Thanks to the efforts of Carl Sagan, the following photo was taken by the Voyager spacecraft in 1990. It shows what our planet looks like from 3.7 billion miles away. This is the farthest distance the earth has ever been photographed.
From this vantage point, there's no way to tell the planet in the picture harbors intelligent life. It's just another point of light, a pale blue dot. The picture shows just how small and insignificant we are in the cosmos.
Carl Sagan's wife, Ann Druyan, suggested a very interesting experiment based on the photo. It reveals how ridiculous our religious beliefs look to an alien civilization:
"Look back again at the pale blue dot. Take a good long look at it. Stare at the dot for any length of time and then try to convince yourself that God created the whole Universe for one of the 10 million or so species of life that inhabit that speck of dust.
Now take it a step further: Imagine that everything was made just for a single shade of that species or gender, or ethnic or religious subdivision. If this doesn't strike you as unlikely, pick another dot. Imagine it to be inhabited by a different form of intelligent life. They, too, cherish the notion of a God who has created everything for their benefit. How seriously do you take their claim?

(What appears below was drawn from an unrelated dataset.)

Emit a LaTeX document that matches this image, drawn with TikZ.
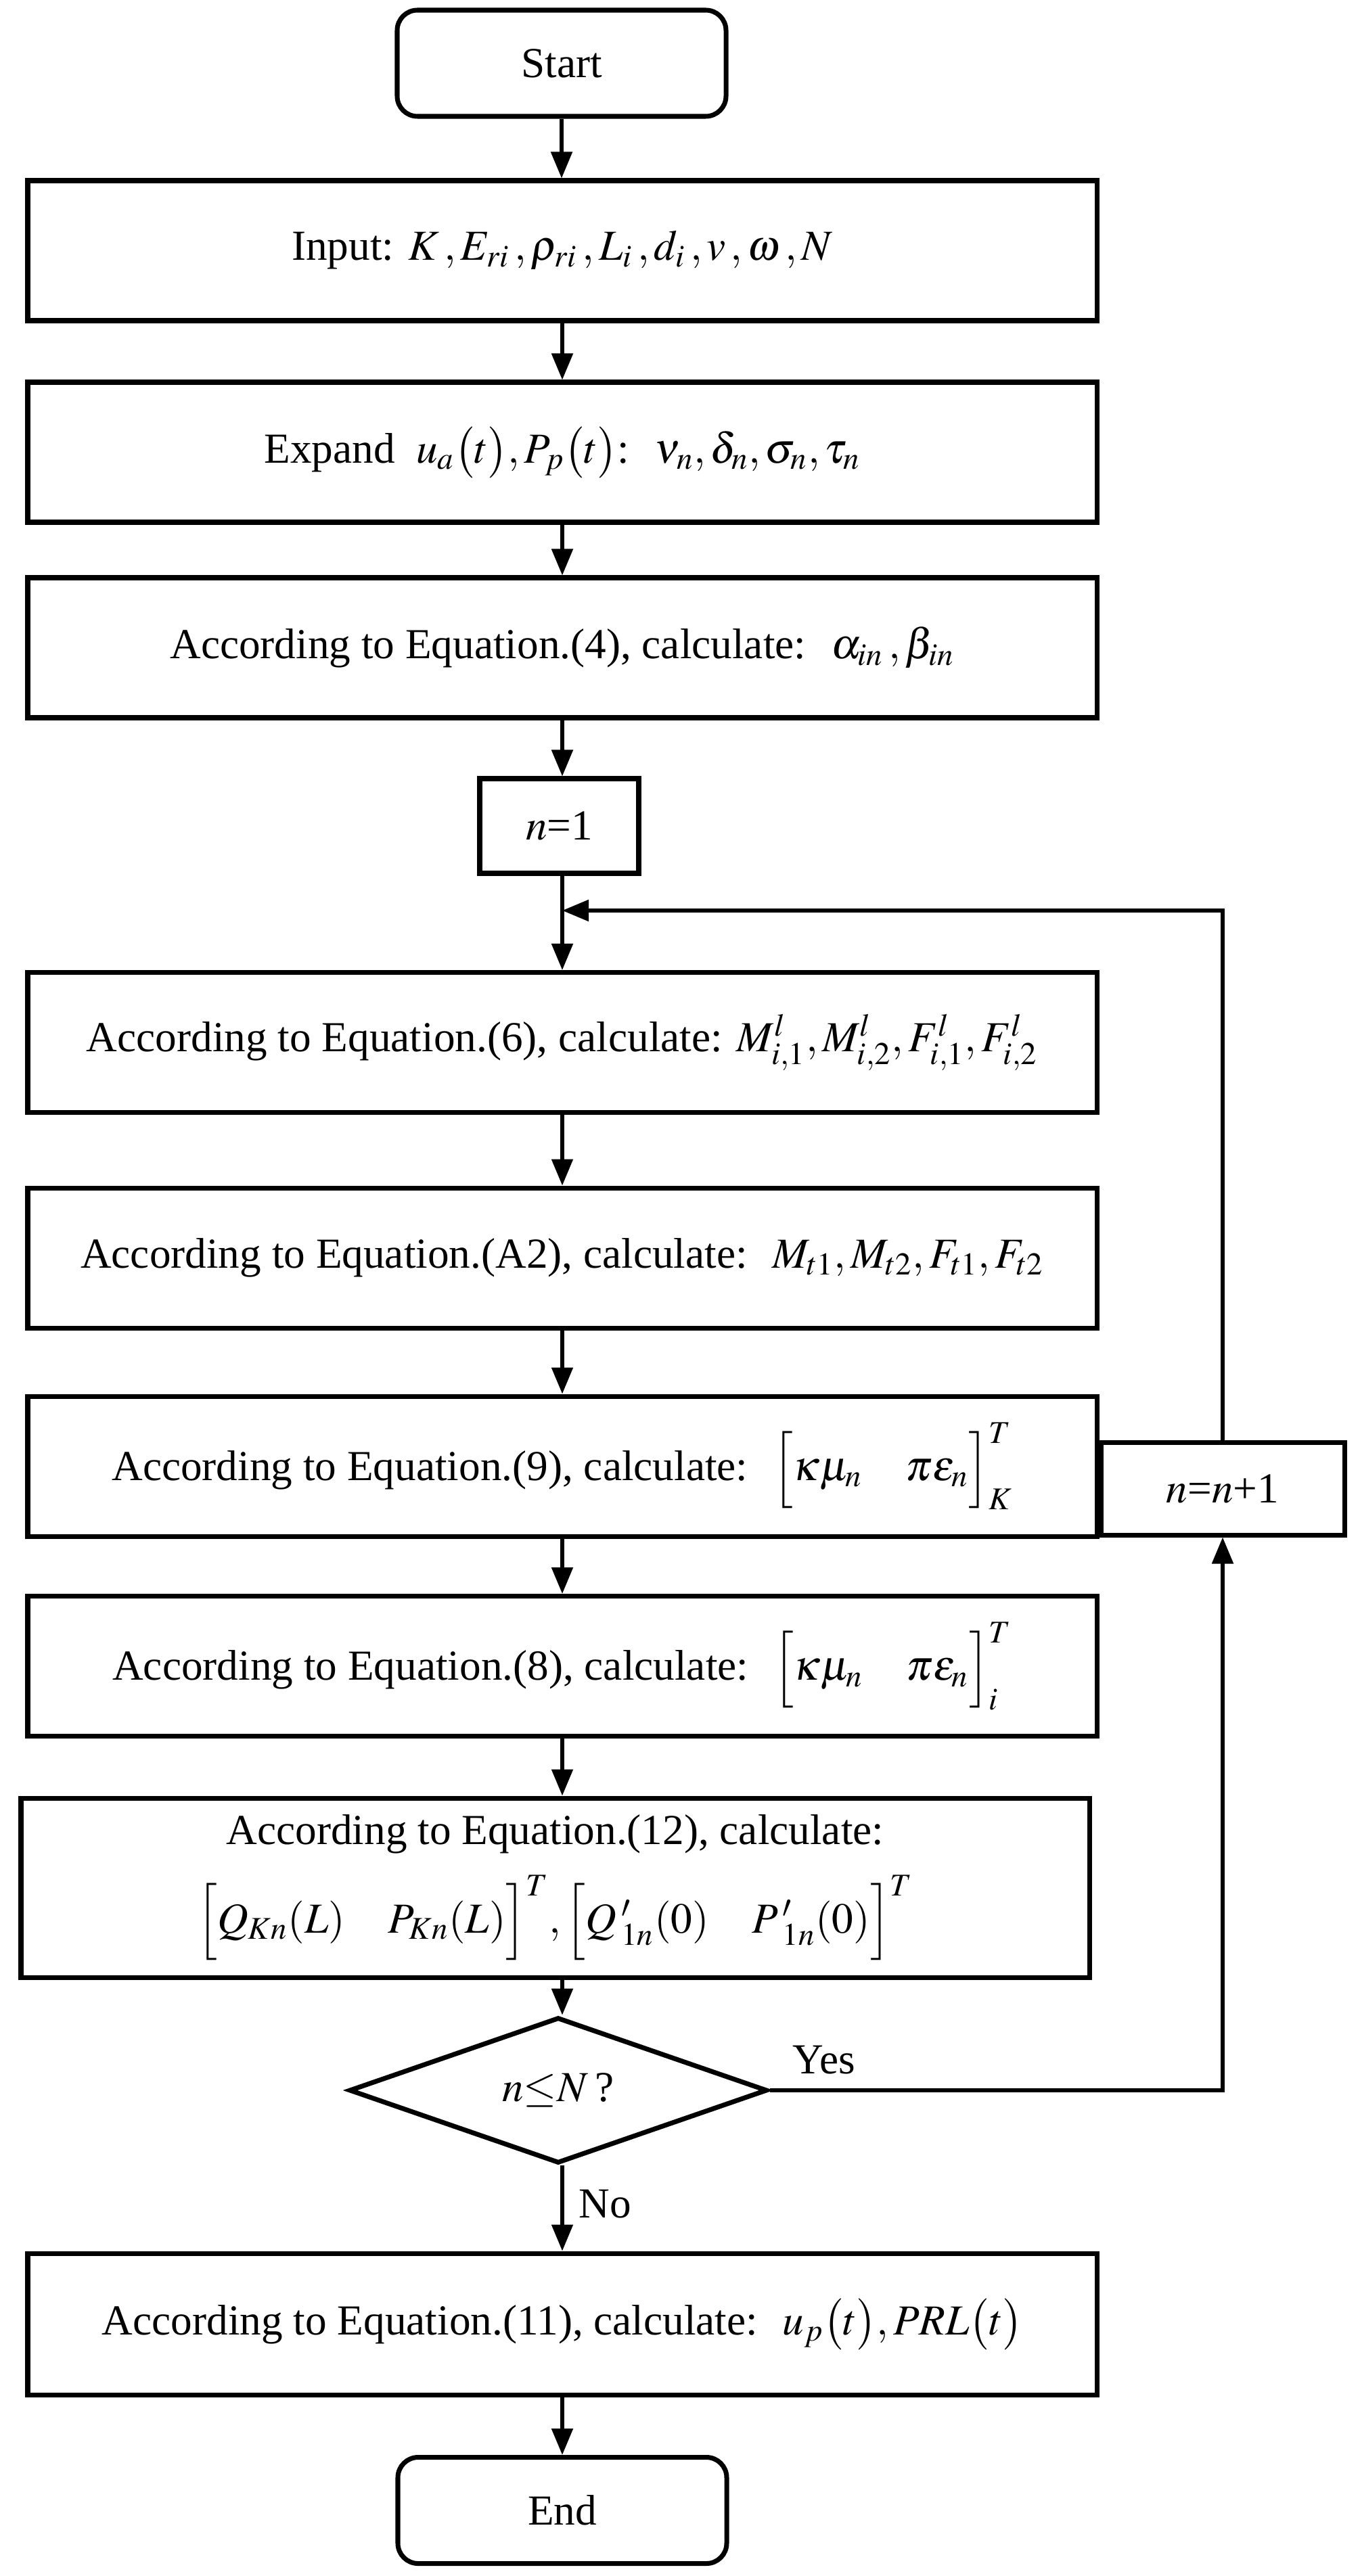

Carl Sagan, in his book "Pale Blue Dot", goes on to say:
"You might imagine an uncharitable extraterrestrial observer looking down on our species... - with us excitedly chattering, "The Universe is created for us! We're at the center! Everything pays homage to us!" -and concluding that our pretensions are amusing, our aspirations pathetic, that this must be the planet of the idiots."
It's hard to disagree with him. All the heartache that's been caused over religion on this tiny little speck of dust has been so wasteful. If people could only open their eyes and see where we truly stand in the cosmos, the world would be a much better place.